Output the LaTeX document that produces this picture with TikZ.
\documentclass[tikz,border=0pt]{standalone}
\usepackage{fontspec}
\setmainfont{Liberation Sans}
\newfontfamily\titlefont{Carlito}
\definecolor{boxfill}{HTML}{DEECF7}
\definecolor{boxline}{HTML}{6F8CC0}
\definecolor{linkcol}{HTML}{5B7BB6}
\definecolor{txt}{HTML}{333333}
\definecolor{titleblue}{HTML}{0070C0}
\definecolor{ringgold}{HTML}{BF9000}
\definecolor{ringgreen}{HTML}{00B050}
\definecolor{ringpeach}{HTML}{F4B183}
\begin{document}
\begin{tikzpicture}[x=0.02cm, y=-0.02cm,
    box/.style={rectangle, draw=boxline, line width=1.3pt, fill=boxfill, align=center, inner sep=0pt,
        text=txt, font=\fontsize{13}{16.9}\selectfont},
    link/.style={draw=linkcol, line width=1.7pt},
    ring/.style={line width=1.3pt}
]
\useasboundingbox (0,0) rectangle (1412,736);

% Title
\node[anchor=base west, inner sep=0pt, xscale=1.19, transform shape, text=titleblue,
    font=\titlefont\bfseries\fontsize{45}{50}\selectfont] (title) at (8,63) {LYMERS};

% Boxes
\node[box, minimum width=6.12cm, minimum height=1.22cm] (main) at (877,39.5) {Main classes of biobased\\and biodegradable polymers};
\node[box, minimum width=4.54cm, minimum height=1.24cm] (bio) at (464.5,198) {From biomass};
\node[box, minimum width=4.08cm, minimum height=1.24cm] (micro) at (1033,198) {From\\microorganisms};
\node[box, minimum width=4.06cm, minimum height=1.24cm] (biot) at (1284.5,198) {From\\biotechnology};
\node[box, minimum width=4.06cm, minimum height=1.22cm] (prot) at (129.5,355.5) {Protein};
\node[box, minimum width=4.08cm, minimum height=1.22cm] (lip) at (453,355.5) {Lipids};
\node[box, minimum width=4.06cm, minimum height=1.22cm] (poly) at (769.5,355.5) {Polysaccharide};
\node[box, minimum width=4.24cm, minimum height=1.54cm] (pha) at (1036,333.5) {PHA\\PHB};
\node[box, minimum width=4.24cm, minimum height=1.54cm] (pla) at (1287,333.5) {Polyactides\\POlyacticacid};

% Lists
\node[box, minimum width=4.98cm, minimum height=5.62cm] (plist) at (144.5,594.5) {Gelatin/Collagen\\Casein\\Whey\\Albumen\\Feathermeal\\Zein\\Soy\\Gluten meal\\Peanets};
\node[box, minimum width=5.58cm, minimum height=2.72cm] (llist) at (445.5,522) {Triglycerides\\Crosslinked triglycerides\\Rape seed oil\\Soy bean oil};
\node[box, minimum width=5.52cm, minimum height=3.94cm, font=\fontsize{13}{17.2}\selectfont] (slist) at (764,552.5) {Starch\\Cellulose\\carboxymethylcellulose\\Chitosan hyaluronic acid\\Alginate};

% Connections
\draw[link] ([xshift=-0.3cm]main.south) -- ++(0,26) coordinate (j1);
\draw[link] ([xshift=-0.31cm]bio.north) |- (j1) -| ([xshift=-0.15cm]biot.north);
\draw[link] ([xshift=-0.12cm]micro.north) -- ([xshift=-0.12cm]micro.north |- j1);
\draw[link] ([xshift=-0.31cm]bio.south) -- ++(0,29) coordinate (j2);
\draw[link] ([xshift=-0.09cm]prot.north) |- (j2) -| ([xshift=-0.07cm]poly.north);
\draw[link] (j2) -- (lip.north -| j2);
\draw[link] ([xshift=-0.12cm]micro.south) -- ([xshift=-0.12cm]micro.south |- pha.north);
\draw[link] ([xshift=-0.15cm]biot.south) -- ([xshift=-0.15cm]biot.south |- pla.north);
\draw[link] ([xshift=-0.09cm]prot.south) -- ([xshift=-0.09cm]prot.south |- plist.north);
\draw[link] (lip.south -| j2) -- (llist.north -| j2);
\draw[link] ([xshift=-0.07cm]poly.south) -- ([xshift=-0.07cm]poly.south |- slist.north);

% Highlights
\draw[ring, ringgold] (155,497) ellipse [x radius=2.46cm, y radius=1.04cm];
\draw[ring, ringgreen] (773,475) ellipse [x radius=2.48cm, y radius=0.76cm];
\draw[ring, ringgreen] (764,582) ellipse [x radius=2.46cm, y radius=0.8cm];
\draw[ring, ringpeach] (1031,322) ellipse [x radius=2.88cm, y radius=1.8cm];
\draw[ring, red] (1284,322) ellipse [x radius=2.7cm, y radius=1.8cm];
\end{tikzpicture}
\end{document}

+-------+

#### TASK
From the data above, extract every line in its exact form.

#### TASK ANSWER
Output the LaTeX document that produces this picture with TikZ.
\documentclass[tikz,border=0pt]{standalone}
\usepackage{fontspec}
\setmainfont{Liberation Sans}
\newfontfamily\titlefont{Carlito}
\definecolor{boxfill}{HTML}{DEECF7}
\definecolor{boxline}{HTML}{6F8CC0}
\definecolor{linkcol}{HTML}{5B7BB6}
\definecolor{txt}{HTML}{333333}
\definecolor{titleblue}{HTML}{0070C0}
\definecolor{ringgold}{HTML}{BF9000}
\definecolor{ringgreen}{HTML}{00B050}
\definecolor{ringpeach}{HTML}{F4B183}
\begin{document}
\begin{tikzpicture}[x=0.02cm, y=-0.02cm,
    box/.style={rectangle, draw=boxline, line width=1.3pt, fill=boxfill, align=center, inner sep=0pt,
        text=txt, font=\fontsize{13}{16.9}\selectfont},
    link/.style={draw=linkcol, line width=1.7pt},
    ring/.style={line width=1.3pt}
]
\useasboundingbox (0,0) rectangle (1412,736);

% Title
\node[anchor=base west, inner sep=0pt, xscale=1.19, transform shape, text=titleblue,
    font=\titlefont\bfseries\fontsize{45}{50}\selectfont] (title) at (8,63) {LYMERS};

% Boxes
\node[box, minimum width=6.12cm, minimum height=1.22cm] (main) at (877,39.5) {Main classes of biobased\\and biodegradable polymers};
\node[box, minimum width=4.54cm, minimum height=1.24cm] (bio) at (464.5,198) {From biomass};
\node[box, minimum width=4.08cm, minimum height=1.24cm] (micro) at (1033,198) {From\\microorganisms};
\node[box, minimum width=4.06cm, minimum height=1.24cm] (biot) at (1284.5,198) {From\\biotechnology};
\node[box, minimum width=4.06cm, minimum height=1.22cm] (prot) at (129.5,355.5) {Protein};
\node[box, minimum width=4.08cm, minimum height=1.22cm] (lip) at (453,355.5) {Lipids};
\node[box, minimum width=4.06cm, minimum height=1.22cm] (poly) at (769.5,355.5) {Polysaccharide};
\node[box, minimum width=4.24cm, minimum height=1.54cm] (pha) at (1036,333.5) {PHA\\PHB};
\node[box, minimum width=4.24cm, minimum height=1.54cm] (pla) at (1287,333.5) {Polyactides\\POlyacticacid};

% Lists
\node[box, minimum width=4.98cm, minimum height=5.62cm] (plist) at (144.5,594.5) {Gelatin/Collagen\\Casein\\Whey\\Albumen\\Feathermeal\\Zein\\Soy\\Gluten meal\\Peanets};
\node[box, minimum width=5.58cm, minimum height=2.72cm] (llist) at (445.5,522) {Triglycerides\\Crosslinked triglycerides\\Rape seed oil\\Soy bean oil};
\node[box, minimum width=5.52cm, minimum height=3.94cm, font=\fontsize{13}{17.2}\selectfont] (slist) at (764,552.5) {Starch\\Cellulose\\carboxymethylcellulose\\Chitosan hyaluronic acid\\Alginate};

% Connections
\draw[link] ([xshift=-0.3cm]main.south) -- ++(0,26) coordinate (j1);
\draw[link] ([xshift=-0.31cm]bio.north) |- (j1) -| ([xshift=-0.15cm]biot.north);
\draw[link] ([xshift=-0.12cm]micro.north) -- ([xshift=-0.12cm]micro.north |- j1);
\draw[link] ([xshift=-0.31cm]bio.south) -- ++(0,29) coordinate (j2);
\draw[link] ([xshift=-0.09cm]prot.north) |- (j2) -| ([xshift=-0.07cm]poly.north);
\draw[link] (j2) -- (lip.north -| j2);
\draw[link] ([xshift=-0.12cm]micro.south) -- ([xshift=-0.12cm]micro.south |- pha.north);
\draw[link] ([xshift=-0.15cm]biot.south) -- ([xshift=-0.15cm]biot.south |- pla.north);
\draw[link] ([xshift=-0.09cm]prot.south) -- ([xshift=-0.09cm]prot.south |- plist.north);
\draw[link] (lip.south -| j2) -- (llist.north -| j2);
\draw[link] ([xshift=-0.07cm]poly.south) -- ([xshift=-0.07cm]poly.south |- slist.north);

% Highlights
\draw[ring, ringgold] (155,497) ellipse [x radius=2.46cm, y radius=1.04cm];
\draw[ring, ringgreen] (773,475) ellipse [x radius=2.48cm, y radius=0.76cm];
\draw[ring, ringgreen] (764,582) ellipse [x radius=2.46cm, y radius=0.8cm];
\draw[ring, ringpeach] (1031,322) ellipse [x radius=2.88cm, y radius=1.8cm];
\draw[ring, red] (1284,322) ellipse [x radius=2.7cm, y radius=1.8cm];
\end{tikzpicture}
\end{document}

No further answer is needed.